WHAT YOU ARE ASKED TO DO: Set down each line of the data below exactly as it stands, dropping the pictures.

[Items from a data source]
* start *
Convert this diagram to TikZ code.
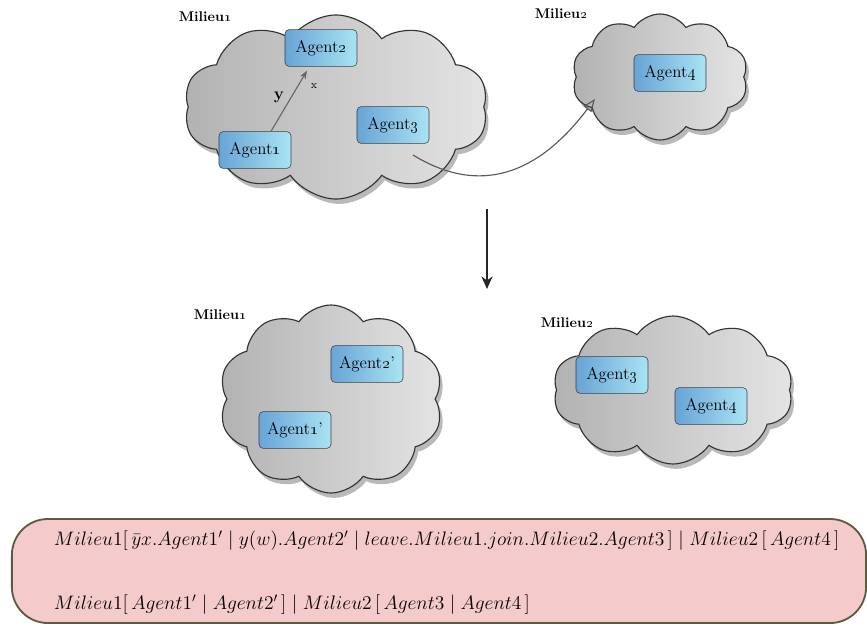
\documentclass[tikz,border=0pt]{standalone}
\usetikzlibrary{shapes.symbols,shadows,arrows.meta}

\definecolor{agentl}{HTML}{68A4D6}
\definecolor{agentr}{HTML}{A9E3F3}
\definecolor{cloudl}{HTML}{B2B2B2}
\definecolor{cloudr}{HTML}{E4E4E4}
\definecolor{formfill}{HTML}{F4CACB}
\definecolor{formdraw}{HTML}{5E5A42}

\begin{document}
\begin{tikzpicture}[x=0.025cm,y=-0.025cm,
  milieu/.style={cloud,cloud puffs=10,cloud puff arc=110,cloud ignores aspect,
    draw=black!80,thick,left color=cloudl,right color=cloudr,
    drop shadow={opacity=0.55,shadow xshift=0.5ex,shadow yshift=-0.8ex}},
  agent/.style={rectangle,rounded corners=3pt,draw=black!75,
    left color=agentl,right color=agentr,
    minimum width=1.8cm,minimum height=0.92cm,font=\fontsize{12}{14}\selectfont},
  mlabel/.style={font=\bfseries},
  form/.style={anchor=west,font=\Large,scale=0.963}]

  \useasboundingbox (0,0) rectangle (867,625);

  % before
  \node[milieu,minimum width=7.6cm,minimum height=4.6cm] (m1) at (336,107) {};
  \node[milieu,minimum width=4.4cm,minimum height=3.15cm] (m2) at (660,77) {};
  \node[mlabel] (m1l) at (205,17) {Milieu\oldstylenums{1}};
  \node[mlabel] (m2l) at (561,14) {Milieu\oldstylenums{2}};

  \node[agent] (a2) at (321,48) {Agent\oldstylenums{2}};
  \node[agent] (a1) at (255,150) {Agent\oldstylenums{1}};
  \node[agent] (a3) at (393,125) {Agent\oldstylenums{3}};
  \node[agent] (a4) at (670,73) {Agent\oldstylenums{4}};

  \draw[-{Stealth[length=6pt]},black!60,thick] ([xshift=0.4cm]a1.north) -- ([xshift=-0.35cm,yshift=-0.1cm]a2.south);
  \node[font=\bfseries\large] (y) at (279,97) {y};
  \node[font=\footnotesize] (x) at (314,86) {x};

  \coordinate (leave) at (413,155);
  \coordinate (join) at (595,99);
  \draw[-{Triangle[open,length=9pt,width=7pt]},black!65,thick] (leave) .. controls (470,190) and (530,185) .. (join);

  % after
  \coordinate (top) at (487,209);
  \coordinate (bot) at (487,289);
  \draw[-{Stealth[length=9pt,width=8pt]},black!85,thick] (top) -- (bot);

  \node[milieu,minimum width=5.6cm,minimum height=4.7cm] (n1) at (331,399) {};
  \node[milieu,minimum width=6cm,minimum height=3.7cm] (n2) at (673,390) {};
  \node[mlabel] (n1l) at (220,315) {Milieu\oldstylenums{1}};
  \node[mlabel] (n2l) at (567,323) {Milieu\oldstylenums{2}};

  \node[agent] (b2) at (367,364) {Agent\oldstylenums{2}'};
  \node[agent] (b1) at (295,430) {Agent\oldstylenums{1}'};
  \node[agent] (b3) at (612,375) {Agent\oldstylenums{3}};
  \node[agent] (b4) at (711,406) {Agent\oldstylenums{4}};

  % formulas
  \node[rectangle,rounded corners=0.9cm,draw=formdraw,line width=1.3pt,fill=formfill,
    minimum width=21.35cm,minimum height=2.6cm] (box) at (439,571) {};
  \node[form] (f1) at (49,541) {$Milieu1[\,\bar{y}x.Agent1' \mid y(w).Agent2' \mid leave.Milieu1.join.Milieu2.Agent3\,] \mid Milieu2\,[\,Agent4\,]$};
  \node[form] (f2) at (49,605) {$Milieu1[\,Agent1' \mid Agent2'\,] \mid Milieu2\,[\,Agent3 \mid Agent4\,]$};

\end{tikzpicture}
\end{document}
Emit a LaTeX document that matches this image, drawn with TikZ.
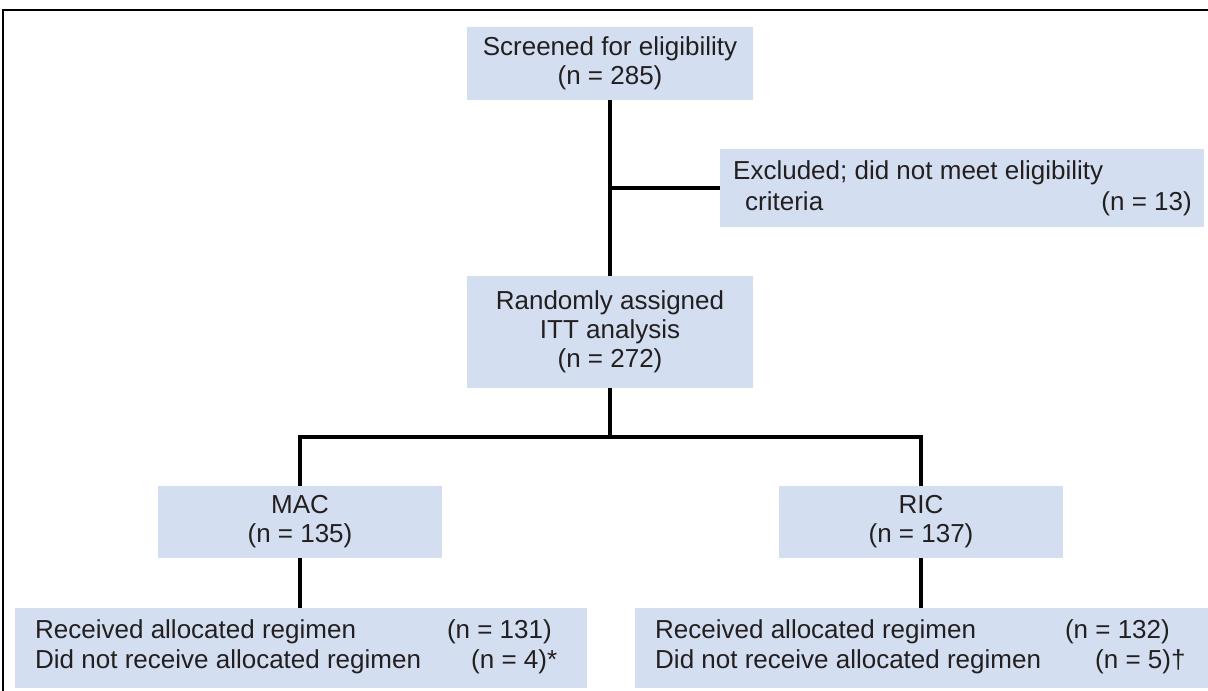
* end *
SOLUTION FOR THIS EXERCISE:
Convert this diagram to TikZ code.
\documentclass[tikz,border=0pt]{standalone}
\usetikzlibrary{shapes.symbols,shadows,arrows.meta}

\definecolor{agentl}{HTML}{68A4D6}
\definecolor{agentr}{HTML}{A9E3F3}
\definecolor{cloudl}{HTML}{B2B2B2}
\definecolor{cloudr}{HTML}{E4E4E4}
\definecolor{formfill}{HTML}{F4CACB}
\definecolor{formdraw}{HTML}{5E5A42}

\begin{document}
\begin{tikzpicture}[x=0.025cm,y=-0.025cm,
  milieu/.style={cloud,cloud puffs=10,cloud puff arc=110,cloud ignores aspect,
    draw=black!80,thick,left color=cloudl,right color=cloudr,
    drop shadow={opacity=0.55,shadow xshift=0.5ex,shadow yshift=-0.8ex}},
  agent/.style={rectangle,rounded corners=3pt,draw=black!75,
    left color=agentl,right color=agentr,
    minimum width=1.8cm,minimum height=0.92cm,font=\fontsize{12}{14}\selectfont},
  mlabel/.style={font=\bfseries},
  form/.style={anchor=west,font=\Large,scale=0.963}]

  \useasboundingbox (0,0) rectangle (867,625);

  % before
  \node[milieu,minimum width=7.6cm,minimum height=4.6cm] (m1) at (336,107) {};
  \node[milieu,minimum width=4.4cm,minimum height=3.15cm] (m2) at (660,77) {};
  \node[mlabel] (m1l) at (205,17) {Milieu\oldstylenums{1}};
  \node[mlabel] (m2l) at (561,14) {Milieu\oldstylenums{2}};

  \node[agent] (a2) at (321,48) {Agent\oldstylenums{2}};
  \node[agent] (a1) at (255,150) {Agent\oldstylenums{1}};
  \node[agent] (a3) at (393,125) {Agent\oldstylenums{3}};
  \node[agent] (a4) at (670,73) {Agent\oldstylenums{4}};

  \draw[-{Stealth[length=6pt]},black!60,thick] ([xshift=0.4cm]a1.north) -- ([xshift=-0.35cm,yshift=-0.1cm]a2.south);
  \node[font=\bfseries\large] (y) at (279,97) {y};
  \node[font=\footnotesize] (x) at (314,86) {x};

  \coordinate (leave) at (413,155);
  \coordinate (join) at (595,99);
  \draw[-{Triangle[open,length=9pt,width=7pt]},black!65,thick] (leave) .. controls (470,190) and (530,185) .. (join);

  % after
  \coordinate (top) at (487,209);
  \coordinate (bot) at (487,289);
  \draw[-{Stealth[length=9pt,width=8pt]},black!85,thick] (top) -- (bot);

  \node[milieu,minimum width=5.6cm,minimum height=4.7cm] (n1) at (331,399) {};
  \node[milieu,minimum width=6cm,minimum height=3.7cm] (n2) at (673,390) {};
  \node[mlabel] (n1l) at (220,315) {Milieu\oldstylenums{1}};
  \node[mlabel] (n2l) at (567,323) {Milieu\oldstylenums{2}};

  \node[agent] (b2) at (367,364) {Agent\oldstylenums{2}'};
  \node[agent] (b1) at (295,430) {Agent\oldstylenums{1}'};
  \node[agent] (b3) at (612,375) {Agent\oldstylenums{3}};
  \node[agent] (b4) at (711,406) {Agent\oldstylenums{4}};

  % formulas
  \node[rectangle,rounded corners=0.9cm,draw=formdraw,line width=1.3pt,fill=formfill,
    minimum width=21.35cm,minimum height=2.6cm] (box) at (439,571) {};
  \node[form] (f1) at (49,541) {$Milieu1[\,\bar{y}x.Agent1' \mid y(w).Agent2' \mid leave.Milieu1.join.Milieu2.Agent3\,] \mid Milieu2\,[\,Agent4\,]$};
  \node[form] (f2) at (49,605) {$Milieu1[\,Agent1' \mid Agent2'\,] \mid Milieu2\,[\,Agent3 \mid Agent4\,]$};

\end{tikzpicture}
\end{document}
Emit a LaTeX document that matches this image, drawn with TikZ.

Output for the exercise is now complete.